*Problem requirements*
Your task is to reproduce, verbatim and without pictures, the lines from the opening of the listing through the line containing "const residSpan = [1999.00, 2009.09];".

*Provided data*
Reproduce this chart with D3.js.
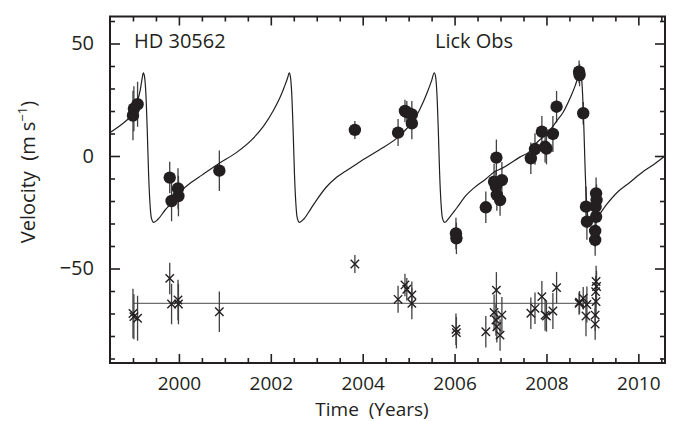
<!DOCTYPE html>
<html><head><meta charset="utf-8">
<script src="https://cdn.jsdelivr.net/npm/d3@7"></script>
<style>
body{margin:0;background:#fff}
svg text{font-family:"Open Sans",sans-serif;fill:#231f20}
</style>
</head><body>
<svg id="c" width="678" height="421"></svg>
<script>
const obsTime  = [1999.00,1999.02,1999.10,1999.80,1999.84,1999.98,1999.99,2000.88,2003.83,2004.77,2004.92,2004.96,2005.07,2005.07,2006.03,2006.04,2006.68,2006.86,2006.91,2006.90,2006.92,2006.99,2007.03,2007.66,2007.75,2007.90,2007.97,2008.00,2008.14,2008.22,2008.71,2008.72,2008.80,2008.86,2008.88,2009.08,2009.09,2009.07,2009.08,2009.06,2009.06];
const obsVel   = [18.0,21.0,23.0,-9.6,-20.0,-14.4,-17.8,-6.5,11.6,10.4,20.0,19.5,18.5,14.5,-34.4,-36.6,-22.8,-11.4,-0.7,-13.5,-17.3,-19.6,-10.7,-1.0,3.1,10.8,4.1,3.3,9.8,21.9,37.5,36.0,19.0,-22.5,-29.2,-16.6,-19.6,-22.5,-27.0,-33.3,-37.3];
const obsErr   = [11,10,10,7,9,9,9,9,4,6,5,5,6,7,7,7,7,8,8,7,7,7,8,7,7,7,7,7,8,7,5,5,5,9,8,7,7,7,7,7,7];
const obsResid = [-70.0,-71.4,-72.1,-54.4,-65.8,-64.0,-65.8,-69.2,-48.0,-63.7,-57.3,-59.2,-61.8,-65.5,-77.0,-78.5,-78.1,-69.5,-59.6,-72.9,-75.9,-79.6,-70.7,-69.9,-67.7,-62.5,-70.7,-71.1,-68.9,-58.5,-65.5,-65.0,-63.2,-71.1,-66.0,-55.8,-58.0,-60.3,-64.7,-70.7,-74.7];
const residLevel = -65.5;
const residSpan = [1999.00, 2009.09];

// Orbit model curve
const modelTime = [1998.50,1998.75,1998.92,1999.00,1999.10,1999.16,1999.20,1999.225,1999.25,1999.28,1999.31,1999.34,1999.37,1999.40,1999.45,1999.55,1999.70,1999.85,2000.00,2000.25,2000.50,2000.88,2001.25,2001.60,2001.85,2002.05,2002.20,2002.30,2002.37,2002.40,2002.425,2002.455,2002.485,2002.515,2002.545,2002.575,2002.625,2002.72,2002.87,2003.00,2003.20,2003.40,2003.70,2003.95,2004.35,2004.77,2004.95,2005.07,2005.25,2005.40,2005.50,2005.558,2005.585,2005.615,2005.645,2005.675,2005.705,2005.735,2005.785,2005.88,2006.05,2006.25,2006.41,2006.68,2006.87,2007.03,2007.42,2007.66,2007.75,2007.90,2007.97,2008.14,2008.22,2008.35,2008.52,2008.63,2008.70,2008.73,2008.755,2008.785,2008.815,2008.845,2008.875,2008.905,2008.97,2009.09,2009.31,2009.55,2009.80,2010.10,2010.32,2010.58];
const modelVel  = [10.4,14.0,17.0,19.0,24.5,29.5,34.5,37.0,35.5,28.0,12.0,-8.0,-21.0,-27.5,-29.5,-28.0,-24.0,-20.5,-16.5,-12.0,-8.5,-3.2,1.5,7.5,13.5,20.0,26.0,31.0,35.0,37.0,35.5,28.0,12.0,-8.0,-21.0,-27.5,-29.5,-28.0,-23.5,-19.5,-14.0,-10.0,-5.8,-2.4,2.6,8.4,12.0,14.7,21.0,28.0,33.5,37.0,35.5,28.0,12.0,-8.0,-21.0,-27.5,-29.5,-27.5,-23.0,-17.5,-14.4,-10.2,-7.0,-5.5,-0.5,2.5,5.0,8.0,9.3,13.2,15.5,19.0,26.0,31.5,36.0,37.5,36.0,28.0,12.0,-8.0,-21.0,-27.5,-29.5,-27.5,-21.5,-16.0,-12.0,-7.0,-4.0,0.0];

const xMajorTicks = [2000,2002,2004,2006,2008,2010];
const xMinorTicks = [1999,1999.5,2000.5,2001,2001.5,2002.5,2003,2003.5,2004.5,2005,2005.5,2006.5,2007,2007.5,2008.5,2009,2009.5,2010.5];
const yMajorTicks = [-50,0,50];
const yMinorTicks = [-90,-80,-70,-60,-40,-30,-20,-10,10,20,30,40,60];

const svg = d3.select("#c");
const L = 110, R = 665, T = 16.5, B = 363;
const x = d3.scaleLinear().domain([1998.5, 2010.58]).range([L, R]);
const y = d3.scaleLinear().domain([-92, 62]).range([B, T]);
const ink = "#231f20";

// axes (ticks inward)
function styleAxis(g){ g.select(".domain").remove(); g.selectAll("line").attr("stroke", ink).attr("stroke-width", 1.6); }
svg.append("g").attr("transform",`translate(0,${B})`)
  .call(d3.axisBottom(x).tickValues(xMajorTicks).tickSize(-9).tickPadding(13.5).tickFormat(d3.format("d")))
  .call(styleAxis).selectAll("text").attr("font-size",19).attr("fill",ink);
svg.append("g").attr("transform",`translate(0,${B})`)
  .call(d3.axisBottom(x).tickValues(xMinorTicks).tickSize(-5).tickFormat(""))
  .call(styleAxis);
svg.append("g").attr("transform",`translate(0,${T})`)
  .call(d3.axisTop(x).tickValues(xMajorTicks).tickSize(-9).tickFormat(""))
  .call(styleAxis);
svg.append("g").attr("transform",`translate(0,${T})`)
  .call(d3.axisTop(x).tickValues(xMinorTicks).tickSize(-5).tickFormat(""))
  .call(styleAxis);
svg.append("g").attr("transform",`translate(${L},0)`)
  .call(d3.axisLeft(y).tickValues(yMajorTicks).tickSize(-10).tickPadding(16).tickFormat(d => d < 0 ? "\u2212" + Math.abs(d) : d))
  .call(styleAxis).selectAll("text").attr("font-size",20).attr("fill",ink);
svg.append("g").attr("transform",`translate(${L},0)`)
  .call(d3.axisLeft(y).tickValues(yMinorTicks).tickSize(-5).tickFormat(""))
  .call(styleAxis);
svg.append("g").attr("transform",`translate(${R},0)`)
  .call(d3.axisRight(y).tickValues(yMajorTicks).tickSize(-10).tickFormat(""))
  .call(styleAxis);
svg.append("g").attr("transform",`translate(${R},0)`)
  .call(d3.axisRight(y).tickValues(yMinorTicks).tickSize(-5).tickFormat(""))
  .call(styleAxis);

// residual reference line
svg.append("line")
  .attr("x1", x(residSpan[0])).attr("x2", x(residSpan[1]))
  .attr("y1", y(residLevel)).attr("y2", y(residLevel))
  .attr("stroke", "#6d6e71").attr("stroke-width", 1.3);

const obs = obsTime.map((t,i) => ({t, v: obsVel[i], e: obsErr[i], r: obsResid[i]}));

// error bars (velocities and residuals)
svg.append("g").selectAll("line").data(obs).join("line")
  .attr("x1", d => x(d.t)).attr("x2", d => x(d.t))
  .attr("y1", d => y(d.v - d.e)).attr("y2", d => y(d.v + d.e))
  .attr("stroke", "#414042").attr("stroke-width", 1.3);
svg.append("g").selectAll("line").data(obs).join("line")
  .attr("x1", d => x(d.t)).attr("x2", d => x(d.t))
  .attr("y1", d => y(d.r - d.e)).attr("y2", d => y(d.r + d.e))
  .attr("stroke", "#414042").attr("stroke-width", 1.3);

// model curve
const model = modelTime.map((t,i) => [t, modelVel[i]]);
svg.append("path").datum(model)
  .attr("d", d3.line().x(d => x(d[0])).y(d => y(d[1])).curve(d3.curveMonotoneX))
  .attr("fill","none").attr("stroke", ink).attr("stroke-width", 1.2);

// velocity points
svg.append("g").selectAll("circle").data(obs).join("circle")
  .attr("cx", d => x(d.t)).attr("cy", d => y(d.v)).attr("r", 6.2)
  .attr("fill", ink);

// residual markers
const s = 4.2;
svg.append("g").selectAll("path").data(obs).join("path")
  .attr("d", d => { const cx = x(d.t), cy = y(d.r); return `M${cx-s},${cy-s}L${cx+s},${cy+s}M${cx-s},${cy+s}L${cx+s},${cy-s}`; })
  .attr("stroke", ink).attr("stroke-width", 1.4).attr("fill","none");

// frame
svg.append("rect").attr("x", L).attr("y", T).attr("width", R-L).attr("height", B-T)
  .attr("fill","none").attr("stroke", ink).attr("stroke-width", 2);

// texts
svg.append("text").attr("x", 134).attr("y", 48).attr("font-size", 20).text("HD 30562");
svg.append("text").attr("x", 435).attr("y", 48).attr("font-size", 20).text("Lick Obs");

svg.append("text").attr("x", 372).attr("y", 416).attr("text-anchor","middle").attr("font-size", 19)
  .style("white-space","pre").text("Time  (Years)");

const yl = svg.append("text").attr("transform","translate(35,172) rotate(-90)")
  .attr("text-anchor","middle").attr("font-size", 20).style("white-space","pre");
yl.append("tspan").text("Velocity  (m s");
yl.append("tspan").attr("font-size", 13).attr("dy", -8).text("\u22121");
yl.append("tspan").attr("dy", 8).text(")");
</script>
</body></html>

*Exercise response*
Reproduce this chart with D3.js.
<!DOCTYPE html>
<html><head><meta charset="utf-8">
<script src="https://cdn.jsdelivr.net/npm/d3@7"></script>
<style>
body{margin:0;background:#fff}
svg text{font-family:"Open Sans",sans-serif;fill:#231f20}
</style>
</head><body>
<svg id="c" width="678" height="421"></svg>
<script>
const obsTime  = [1999.00,1999.02,1999.10,1999.80,1999.84,1999.98,1999.99,2000.88,2003.83,2004.77,2004.92,2004.96,2005.07,2005.07,2006.03,2006.04,2006.68,2006.86,2006.91,2006.90,2006.92,2006.99,2007.03,2007.66,2007.75,2007.90,2007.97,2008.00,2008.14,2008.22,2008.71,2008.72,2008.80,2008.86,2008.88,2009.08,2009.09,2009.07,2009.08,2009.06,2009.06];
const obsVel   = [18.0,21.0,23.0,-9.6,-20.0,-14.4,-17.8,-6.5,11.6,10.4,20.0,19.5,18.5,14.5,-34.4,-36.6,-22.8,-11.4,-0.7,-13.5,-17.3,-19.6,-10.7,-1.0,3.1,10.8,4.1,3.3,9.8,21.9,37.5,36.0,19.0,-22.5,-29.2,-16.6,-19.6,-22.5,-27.0,-33.3,-37.3];
const obsErr   = [11,10,10,7,9,9,9,9,4,6,5,5,6,7,7,7,7,8,8,7,7,7,8,7,7,7,7,7,8,7,5,5,5,9,8,7,7,7,7,7,7];
const obsResid = [-70.0,-71.4,-72.1,-54.4,-65.8,-64.0,-65.8,-69.2,-48.0,-63.7,-57.3,-59.2,-61.8,-65.5,-77.0,-78.5,-78.1,-69.5,-59.6,-72.9,-75.9,-79.6,-70.7,-69.9,-67.7,-62.5,-70.7,-71.1,-68.9,-58.5,-65.5,-65.0,-63.2,-71.1,-66.0,-55.8,-58.0,-60.3,-64.7,-70.7,-74.7];
const residLevel = -65.5;
const residSpan = [1999.00, 2009.09];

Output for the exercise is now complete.